六世紀インドの天文学者・占星術師のヴァラーハミヒラによるインド占星術書『ブリハット・サンヒター(大集成)』第十一章に「ケートゥの振る舞い」という項目がある。それによると、ケートゥは一種類の天体ではなく、天・中空・地に属する三種のケートゥがある。地上の動物や草木に火の色が見られるとそれが地のケートゥ、火のない方向に火の色が見られるのが中空のケートゥ、星宿にあるのが天のケートゥだという。ケートゥは1001種類あるという人もいれば、一つで形が変わるだけだという人もいる。
ケートゥは軌道計算などで出現を予測できないらしい。さまざまな形のケートゥが紹介され、1001種類のケートゥについて占いが述べられているが、ケートゥは基本的に尾をひくという。胴が短く、まっすぐで光沢があるケートゥが見えると豊作になる。それと正反対の形、特に二つか三つの冠(尾のことらしい)をもったケートゥは不吉である。丸く光線をもつケートゥは飢饉をもたらす。真珠の首飾りやジャスミンの花、オウムの色に似たケートゥもある。
金星の息子というケートゥは84種類、土星の息子は60種類、木星の息子は65種類、水星の息子は51種類、火星の息子は60種類。ラーフの息子というケートゥは33種類で太陽表面に見られる。西にあって冠(尾)の先端は南にあり北に動くにつれて長くなったケートゥ、北斗七星と北極星とアビジト宿に接触して引き返し空を半分進んで消えたケートゥ、同時に2個7日間見えたケートゥなど、彗星の見え方や動きを驚くほど忠実に描写している。インド天文学というと力学や暦が有名だが、観測もバッチリだったことがわかる。
ケートゥが星宿に現われた時の占いは物騒である。「バラニー宿にケートゥが現われるとキラータ国の王が死ぬ」とある。クリッティカー宿の場合はカリンガ国の王が、ムリガシラー宿の場合はウシーナラの王が、マガー宿の場合はアンガ国の王が、などと27宿いずれにケートゥがきた場合もどこかの王が死ぬという占いになっている。
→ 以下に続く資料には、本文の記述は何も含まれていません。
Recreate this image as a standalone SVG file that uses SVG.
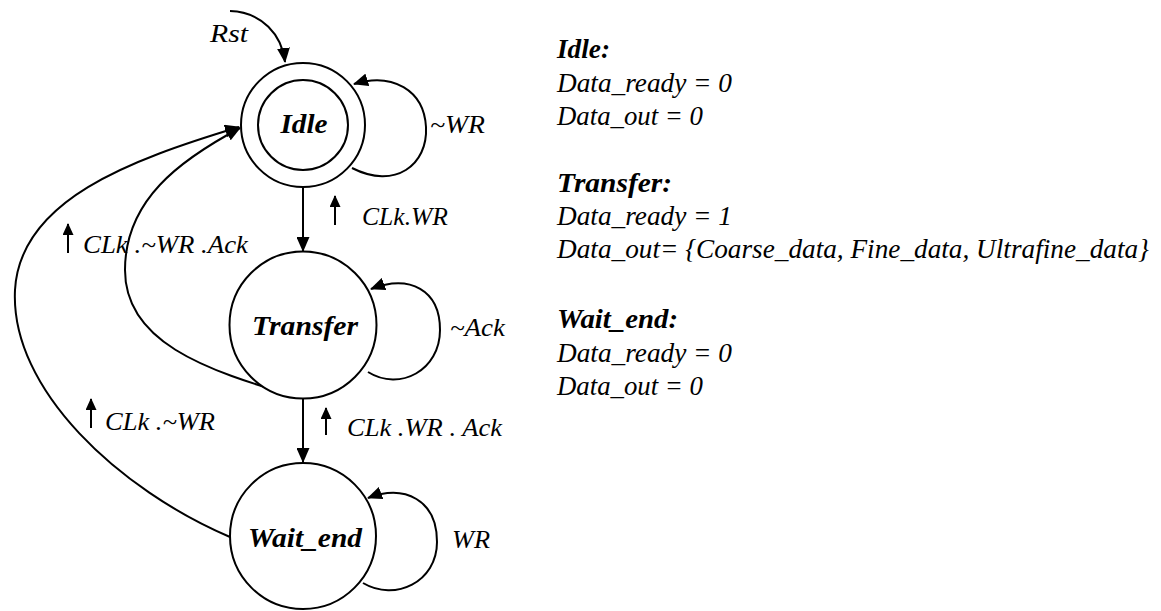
<svg xmlns="http://www.w3.org/2000/svg" width="1161" height="611" viewBox="0 0 1161 611">
<defs>
<marker id="ah" markerWidth="15" markerHeight="13" refX="14" refY="6.5" orient="auto" markerUnits="userSpaceOnUse">
<path d="M0,0 L15,6.5 L0,13 Z" fill="#000"/>
</marker>
<marker id="sa" markerWidth="12" markerHeight="11" refX="11" refY="5.5" orient="auto" markerUnits="userSpaceOnUse">
<path d="M0,0 L12,5.5 L0,11 Z" fill="#000"/>
</marker>
<style>
.st{fill:#fff;stroke:#000;stroke-width:2}
.cn{fill:none;stroke:#000;stroke-width:2;marker-end:url(#ah)}
.up{fill:none;stroke:#000;stroke-width:2;marker-end:url(#sa)}
.nl{font-family:"Liberation Serif",serif;font-style:italic;font-weight:bold;font-size:28px;text-anchor:middle;fill:#000}
.lb{font-family:"Liberation Serif",serif;font-style:italic;font-size:26px;fill:#000}
.lg{font-family:"Liberation Serif",serif;font-style:italic;font-size:27px;fill:#000}
.hd{font-family:"Liberation Serif",serif;font-style:italic;font-weight:bold;font-size:27px;fill:#000}
</style>
</defs>
<rect width="1161" height="611" fill="#fff"/>
<g id="connectors">
<path class="cn" d="M230,11 C262,12 282,35 285,62"/>
<path class="cn" d="M352,168 C395,190 428,165 426,127 C424,90 392,72 354,84"/>
<path class="cn" d="M303,187 L303,251"/>
<path class="cn" d="M368,372 C400,392 440,370 440,330 C440,290 410,274 371,289"/>
<path class="cn" d="M303,399 L303,462"/>
<path class="cn" d="M363,583 C395,602 437,582 437,542 C437,500 405,484 368,498"/>
<path class="cn" d="M230,537 C120,490 10,390 15,290 C20,200 130,160 239,127"/>
<path class="cn" d="M303,398 C200,370 125,340 125,270 C125,200 180,160 240,128"/>
</g>
<g id="node-idle">
<circle class="st" cx="303" cy="125" r="62"/>
<circle class="st" cx="303" cy="125" r="45"/>
<text class="nl" x="304" y="133" textLength="47" lengthAdjust="spacingAndGlyphs">Idle</text>
</g>
<g id="node-transfer">
<circle class="st" cx="303" cy="325" r="73.5"/>
<text class="nl" x="305" y="335" textLength="106" lengthAdjust="spacingAndGlyphs">Transfer</text>
</g>
<g id="node-wait-end">
<circle class="st" cx="303" cy="536" r="73"/>
<text class="nl" x="305" y="547" textLength="114" lengthAdjust="spacingAndGlyphs">Wait_end</text>
</g>
<g id="labels">
<text class="lb" x="210" y="42" textLength="38" lengthAdjust="spacingAndGlyphs">Rst</text>
<text class="lb" x="430" y="133" textLength="55" lengthAdjust="spacingAndGlyphs">~WR</text>
<path class="up" d="M335,225 L335,196"/>
<text class="lb" x="362" y="225" textLength="86" lengthAdjust="spacingAndGlyphs">CLk.WR</text>
<path class="up" d="M68,253 L68,224"/>
<text class="lb" x="83" y="253" textLength="165" lengthAdjust="spacingAndGlyphs">CLk .~WR .Ack</text>
<text class="lb" x="450" y="336" textLength="55" lengthAdjust="spacingAndGlyphs">~Ack</text>
<path class="up" d="M91,428 L91,399"/>
<text class="lb" x="105" y="430" textLength="110" lengthAdjust="spacingAndGlyphs">CLk .~WR</text>
<path class="up" d="M326,435 L326,408"/>
<text class="lb" x="347" y="436" textLength="155" lengthAdjust="spacingAndGlyphs">CLk .WR . Ack</text>
<text class="lb" x="452" y="548" textLength="38" lengthAdjust="spacingAndGlyphs">WR</text>
</g>
<g id="legend">
<text class="hd" x="557" y="58" textLength="53" lengthAdjust="spacingAndGlyphs">Idle:</text>
<text class="lg" x="557" y="92" textLength="175" lengthAdjust="spacingAndGlyphs">Data_ready = 0</text>
<text class="lg" x="557" y="125" textLength="146" lengthAdjust="spacingAndGlyphs">Data_out = 0</text>
<text class="hd" x="557" y="192" textLength="115" lengthAdjust="spacingAndGlyphs">Transfer:</text>
<text class="lg" x="557" y="225" textLength="175" lengthAdjust="spacingAndGlyphs">Data_ready = 1</text>
<text class="lg" x="557" y="258" textLength="592" lengthAdjust="spacingAndGlyphs">Data_out= {Coarse_data, Fine_data, Ultrafine_data}</text>
<text class="hd" x="557" y="328" textLength="121" lengthAdjust="spacingAndGlyphs">Wait_end:</text>
<text class="lg" x="557" y="362" textLength="175" lengthAdjust="spacingAndGlyphs">Data_ready = 0</text>
<text class="lg" x="557" y="395" textLength="146" lengthAdjust="spacingAndGlyphs">Data_out = 0</text>
</g>
</svg>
インドのナヴァグラハ(九惑星)とは、日月五惑星とラーフ(密教の羅睺)とケートゥである。『ブリハット・サンヒター』では、ラーフは黄道と白道の交点にいて日月蝕を起こすとされる星で、巨大な竜の頭と尾を切断された姿としている。昇交点に頭が、降交点に尾があってその2つのラーフが日蝕、月蝕を起こすという。しかし同書は別に「月蝕においては、月は地球の影に入り、日蝕の時は太陽に入る」「ラーフは食の原因ではないと学問の真実が述べられた」とも記されている。
つまり、黄道白道の交点に浮かぶラーフという架空の星により日蝕、月蝕が起こされるわけではないということを、ヴァラーハミヒラらその時代のインド占星術師たちは知っていた。しかし科学的事実は事実として、それとは別に占星術の要素としてラーフを用いていたということは考えられる。
時代が後になるにつれ、次第にラーフは頭、つまり月軌道の交点のみになり、ケートゥは月の降交点(一部経典では月の軌道の遠地点)とする説が強くなっていった。ナヴァグラハでラーフと対になるものと考えられたからかも知れない。現在のインドや密教の占星術では、計都は月軌道の降交点ということで落ち着いている。さすがは魔星計都。「彗星」から「軌道の交点」という驚くべき変身をとげた。